Basic Derivative Question from Schaum's Outline

[tenni]

Hello,
I don't understand how to work this "solved problem" from chapter 9 of Schaum's Calculus 5th Edition (Ayres, Mendelson). Why are we even doing "y + delta(y)?"
Accepting that it makes sense to do so, I can simplify from 2nd to 3rd line, but nothing else makes any sense. Compare this to problem #1 and 2 from above, which make total sense to me: Why are we doing this differently, and what the heck are we supposed to be doing?

 

[tenni]

I understand it now.

So from comparing to problems 1 and 2 that I included:
change in y = f(x₀ + change in x₀) -f(x₀)
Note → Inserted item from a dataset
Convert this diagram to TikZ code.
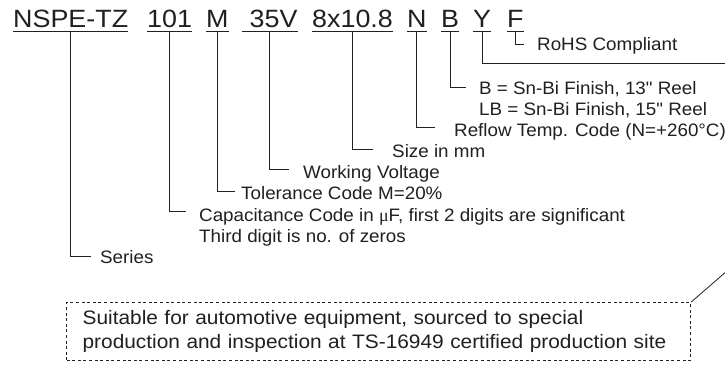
\documentclass[tikz,border=0pt]{standalone}
\usepackage{fontspec}
\setmainfont{Liberation Sans}
\newfontfamily\serifmu{Liberation Serif}
\newfontfamily\codeface[FakeStretch=1.075]{Liberation Sans}
\newfontfamily\lblface[FakeStretch=1.045]{Liberation Sans}
\newfontfamily\boxface[FakeStretch=1.07]{Liberation Sans}
\definecolor{ink}{RGB}{35,31,32}
\newcommand\codefont{\codeface\fontsize{25}{30}\selectfont}
\newcommand\lblfont{\lblface\fontsize{18}{21}\selectfont}
\newcommand\boxfont{\boxface\fontsize{19.5}{24}\selectfont}
\newcommand\dq{\char"22\relax}
\tikzset{
  code/.style={font=\codefont, inner sep=0pt, anchor=base west, text depth=3.5pt, text=ink},
  lbl/.style={font=\lblfont, inner sep=0pt, anchor=base west, text=ink},
  conn/.style={draw=ink, line width=1pt},
}
\begin{document}
\begin{tikzpicture}[x=1pt, y=-1pt]
\clip (0,0) rectangle (725,364);
\fill[white] (0,0) rectangle (725,364);
% code row
\node[code] (cNS) at (13,27.5) {NSPE-TZ};
\node[code] (c101) at (147,27.5) {101};
\node[code] (cM) at (206,27.5) {M};
\node[code] (cV) at (242,27.5) {\ 35V};
\node[code] (cSz) at (312,27.5) {8x10.8};
\node[code] (cN) at (407,27.5) {N};
\node[code] (cB) at (441,27.5) {B};
\node[code] (cY) at (473,27.5) {Y};
\node[code] (cF) at (507,27.5) {F};
\foreach \n in {cNS,c101,cM,cV,cSz,cN,cB,cY,cF}
  \draw[conn] (\n.south west) -- (\n.south east);
% labels
\node[lbl] (lF) at (537,50) {RoHS Compliant};
\node[lbl] (lB) at (479,94) {B = Sn-Bi Finish, 13\dq\ Reel};
\node[lbl] (lB2) at (479,115) {LB = Sn-Bi Finish, 15\dq\ Reel};
\node[lbl] (lN) at (454,136) {Reflow Temp. Code (N=+260°C)};
\node[lbl] (lSz) at (392,157) {Size in mm};
\node[lbl] (lV) at (303,178) {Working Voltage};
\node[lbl] (lM) at (241,199) {Tolerance Code M=20\%};
\node[lbl] (l101) at (199,221) {Capacitance Code in {\serifmu μ}F, first 2 digits are significant};
\node[lbl] (l101b) at (199,242) {Third digit is no. of zeros};
\node[lbl] (lNS) at (100,263) {Series};
% box
\node[draw=ink, line width=1.2pt, dash pattern=on 3pt off 2.6pt, anchor=north west,
      minimum width=624pt, minimum height=58pt, inner xsep=16pt, inner ysep=0pt,
      text width=592pt, align=left, font=\boxfont, text=ink] (box) at (66,302)
  {Suitable for automotive equipment, sourced to special\\production and inspection at TS-16949 certified production site};
\coordinate (yend) at (735,63);
\coordinate (dend) at (735,264);
% connectors
\draw[conn] (cF.south) |- ([xshift=-13pt,yshift=6pt]lF.base west);
\draw[conn] (cY.south) |- (yend);
\draw[conn] (cB.south) |- ([xshift=-13pt,yshift=7pt]lB.base west);
\draw[conn] (cN.south) |- ([xshift=-19pt,yshift=9pt]lN.base west);
\draw[conn] (cSz.south) |- ([xshift=-19pt,yshift=8pt]lSz.base west);
\draw[conn] (cV.south) |- ([xshift=-14pt,yshift=9pt]lV.base west);
\draw[conn] (cM.south) |- ([xshift=-6pt,yshift=8pt]lM.base west);
\draw[conn] (c101.south) |- ([xshift=-13pt,yshift=10pt]l101.base west);
\draw[conn] (cNS.south) |- ([xshift=-9pt,yshift=7pt]lNS.base west);
\draw[conn, line width=0.8pt] (box.north east) -- (dend);
\end{tikzpicture}
\end{document}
In problem 3, at the start we use:
y + change in y = f(x₀ + change in x₀)

So comparing these two, that means that y =f(x₀)
(Which makes total sense: input x, and it gives you y)

I understand the first two lines of problem 3. Getting from line 3 to 4 makes no sense.

First 2 lines of Problem 3 (I want dy/dx for x³ - x² - 4):
1) y + delta(y) = (x + delta(x))³ - (x + delta(x))² - 4 >>>> because we substitute f(x + delta(x)) for each x in the equation
2) = x³ + 3x²(delta(x)) + 3x(delta(x))² + (delta(x))³ - x² - 2x(delta(x)) - (delta(x))² - 4 >>>> a simple simplification of 1)

Going from 2) to the third line makes no sense.
3) delta(y)) (so somehow we got rid of y on LHS?) = (3x² -2x)(delta(x)) + (3x-1)(delta(x))² + (delta(x))³

(please refer to the screengrab in my initial post if the above is hard to read)

Somehow between 2) and 3), we subtract y from LHS. Meaning, we need to subtract y from RHS. Y = f(x), which is just the original function (right??). So the x³'s cancel out, as do the 4 and x² from RHS of 2). Annd I think typing this out helped me to understand. The terms cancel out accordingly to 3). I didn't understand at first how to combine delta(x)) terms. Then from 3) you just divide each term by delta(x)). It would have been great for him to spell this out, but I understand much better having gone through this. Mods can delete if they like, might be helpful to someone else.

 

[Deleted member 4993]

So from comparing to problems 1 and 2 that I included:
change in y = f(x₀ + change in x₀) -f(x₀)

In problem 3, at the start we use:
y + change in y = f(x₀ + change in x₀)

So comparing these two, that means that y =f(x₀)
(Which makes total sense: input x, and it gives you y)

I understand the first two lines of problem 3. Getting from line 3 to 4 makes no sense.

First 2 lines of Problem 3 (I want dy/dx for x³ - x² - 4):
1) y + delta(y) = (x + delta(x))³ - (x + delta(x))² - 4 >>>> because we substitute f(x + delta(x)) for each x in the equation
2) = x³ + 3x²(delta(x)) + 3x(delta(x))² + (delta(x))³ - x² - 2x(delta(x)) - (delta(x))² - 4 >>>> a simple simplification of 1)

Going from 2) to the third line makes no sense.
3) delta(y)) (so somehow we got rid of y on LHS?) = (3x² -2x)(delta(x)) + (3x-1)(delta(x))² + (delta(x))³

(please refer to the screengrab in my initial post if the above is hard to read)

Somehow between 2) and 3), we subtract y from LHS. Meaning, we need to subtract y from RHS. Y = f(x), which is just the original function (right??). So the x³'s cancel out, as do the 4 and x² from RHS of 2). Annd I think typing this out helped me to understand. The terms cancel out accordingly to 3). I didn't understand at first how to combine delta(x)) terms. Then from 3) you just divide each term by delta(x)). It would have been great for him to spell this out, but I understand much better having gone through this. Mods can delete if they like, might be helpful to someone else.

This is an excellent post - no need to delete it. As you said it surely will help some other student.

 

[tenni]

This is an excellent post - no need to delete it. As you said it surely will help some other student.

Thank you! It is amazing how many times the simple process of trying to articulate my thought process start to finish in a forum post actually makes the answer clear.